The blossoms turned into radiant golden balls of seeds in autumn, fragile spherical spaceships built from myriads of delicate little darts.
And now they are everywhere.
Everywhere, where I allow them to grow. They are allowed and encouraged to puncture the underground seal of the pseudo-sealed pseudo Zen garden.
You just need to remove other plants that make a feeble attempt at competing with the yellow ones.
This is not work. It rather is, meditation. It is a metaphor.
You carefully and mindfully look at all the guests in your garden – which ones might be able to fend for themselves? Which ones are aesthetically pleasing (albeit in a way diverging from the usual standards of horticulture)?

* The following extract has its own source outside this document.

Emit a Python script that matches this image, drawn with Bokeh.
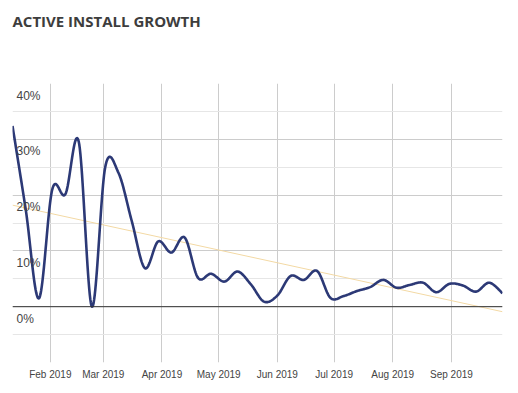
import numpy as np
import pandas as pd
from bokeh.plotting import figure
from bokeh.models import FixedTicker, Span, ColumnDataSource, Range1d, Title
from bokeh.core.properties import value
from bokeh.embed import file_html
from bokeh.resources import INLINE

# ---- data ----
start_date = "2019-01-12"
n_weeks = 38
growth = [32.4, 17.4, 1.5, 21.0, 20.2, 29.6, 0.0, 25.0, 24.0, 15.4,
          6.9, 11.7, 9.7, 12.4, 5.2, 5.9, 4.5, 6.3, 4.0, 0.9,
          2.0, 5.5, 4.8, 6.4, 1.6, 1.9, 2.8, 3.5, 4.8, 3.4,
          3.9, 4.3, 2.6, 4.1, 3.8, 2.7, 4.3, 2.4]
trend_values = [18.2, -0.9]          # trendline at first and last date
month_starts = ["2019-02-01", "2019-03-01", "2019-04-01", "2019-05-01",
                "2019-06-01", "2019-07-01", "2019-08-01", "2019-09-01"]
month_labels = ["Feb 2019", "Mar 2019", "Apr 2019", "May 2019",
                "Jun 2019", "Jul 2019", "Aug 2019", "Sep 2019"]
y_ticks = [40, 30, 20, 10, 0]
y_tick_labels = ["40%", "30%", "20%", "10%", "0%"]
y_major_grid = [-10, 0, 10, 20, 30, 40]
y_minor_grid = [-5, 5, 15, 25, 35]
y_min, y_max = -10, 40
title_text = "ACTIVE INSTALL GROWTH"

EPOCH = pd.Timestamp("1970-01-01")
dates = pd.date_range(start_date, periods=n_weeks, freq="7D")
x_ms = np.array([(d - EPOCH) / pd.Timedelta(milliseconds=1) for d in dates], dtype=float)
y = np.asarray(growth, dtype=float)
month_ms = [float((pd.Timestamp(m) - EPOCH) / pd.Timedelta(milliseconds=1)) for m in month_starts]


# smooth curve through the data points (Catmull-Rom)
def catmull_rom(xs, ys, steps=24):
    px = np.concatenate([[xs[0]], xs, [xs[-1]]])
    py = np.concatenate([[ys[0]], ys, [ys[-1]]])
    out_x, out_y = [], []
    t = np.linspace(0, 1, steps, endpoint=False)
    for i in range(1, len(px) - 2):
        x0, x1, x2, x3 = px[i - 1], px[i], px[i + 1], px[i + 2]
        y0, y1, y2, y3 = py[i - 1], py[i], py[i + 1], py[i + 2]
        mx1, mx2 = (x2 - x0) / 2, (x3 - x1) / 2
        my1, my2 = (y2 - y0) / 2, (y3 - y1) / 2
        h00 = 2 * t**3 - 3 * t**2 + 1
        h10 = t**3 - 2 * t**2 + t
        h01 = -2 * t**3 + 3 * t**2
        h11 = t**3 - t**2
        out_x.extend(h00 * x1 + h10 * mx1 + h01 * x2 + h11 * mx2)
        out_y.extend(h00 * y1 + h10 * my1 + h01 * y2 + h11 * my2)
    out_x.append(xs[-1])
    out_y.append(ys[-1])
    return np.array(out_x), np.array(out_y)


sx, sy = catmull_rom(x_ms, y)
trend_x = [x_ms[0], x_ms[-1]]

p = figure(width=510, height=388, x_axis_type="datetime",
           x_range=Range1d(x_ms[0], x_ms[-1]), y_range=Range1d(y_min, y_max),
           output_backend="svg", toolbar_location=None,
           min_border_left=12, min_border_right=8, min_border_top=83, min_border_bottom=26)
p.outline_line_color = None
p.background_fill_color = "white"
p.border_fill_color = "white"

# spacer between title and plot area
p.add_layout(Title(text=" ", text_font_size="10px", standoff=35), "above")

# title
p.title.text = title_text
p.title.text_font = "Open Sans"
p.title.text_font_style = "bold"
p.title.text_font_size = "15px"
p.title.text_color = "#3d3d3d"
p.title.align = "left"
p.title.standoff = 10

# grids
p.ygrid.ticker = FixedTicker(ticks=y_major_grid, minor_ticks=y_minor_grid)
p.ygrid.grid_line_color = "#cccccc"
p.ygrid.minor_grid_line_color = "#e6e6e6"
p.xgrid.ticker = FixedTicker(ticks=month_ms)
p.xgrid.grid_line_color = "#cccccc"

# axes
p.yaxis.visible = False
p.xaxis.ticker = FixedTicker(ticks=month_ms)
p.xaxis.major_label_overrides = {m: l for m, l in zip(month_ms, month_labels)}
p.xaxis.axis_line_color = None
p.xaxis.major_tick_line_color = None
p.xaxis.minor_tick_line_color = None
p.xaxis.major_tick_out = 0
p.xaxis.major_tick_in = 0
p.xaxis.minor_tick_out = 0
p.xaxis.minor_tick_in = 0
p.xaxis.major_label_standoff = 6
p.xaxis.major_label_text_font = "Liberation Sans"
p.xaxis.major_label_text_font_size = "10px"
p.xaxis.major_label_text_color = "#444444"

# baseline at 0
p.add_layout(Span(location=0, dimension="width", line_color="#333333", line_width=1))

# trendline
p.line(trend_x, trend_values, line_color="#f3d9a4", line_width=1)

# data curve
p.line(sx, sy, line_color="#2c3976", line_width=2.6, line_join="round")

# y tick labels inside the plot
lab_src = ColumnDataSource(dict(x=[x_ms[0]] * len(y_ticks), y=y_ticks, t=y_tick_labels))
p.text(x="x", y="y", text="t", source=lab_src, x_offset=4, y_offset=5,
       text_baseline="top", text_align="left", text_font=value("Liberation Sans"),
       text_font_size="12px", text_color="#444444")

open("out.html", "w").write(file_html(p, INLINE))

Your standards may change and evolve. In the mid of the pandemic, I wanted to see The Red. Wild poppy was invited, and it has invaded the garden since.
This is low-maintenance gardening, the stage after giving up on cultivating vegetables that require intensive watering in our dry climate. You need to wield the scythe as farmers do – twice a year – and not use it as a lawn mower replacement. It looks like birds and insects appreciate it.
You can look at life, work, and business from the same vantage point, asking similar questions:
Which ideas are likely to grow organically,
requiring only negligible help and nudging?
What else should be cut back, removed, and discarded instead?
Does removing needless things feel like duty,
like an ordeal, and like work,
or does it feel natural and easy?
What is worthwhile to pursue – what is beautiful –
if you apply your very own definition of worth and beauty
instead of following the standard protocols
and comply with the definition you believe the majority uses?
At the beginning, The Land of Work may be barren desert or a messy jungle. Then you start gently removing the right things, and watch the other things grow – the ones that were just bestowed upon you.
You just need to accept the gift, humbly, and treat it with respect.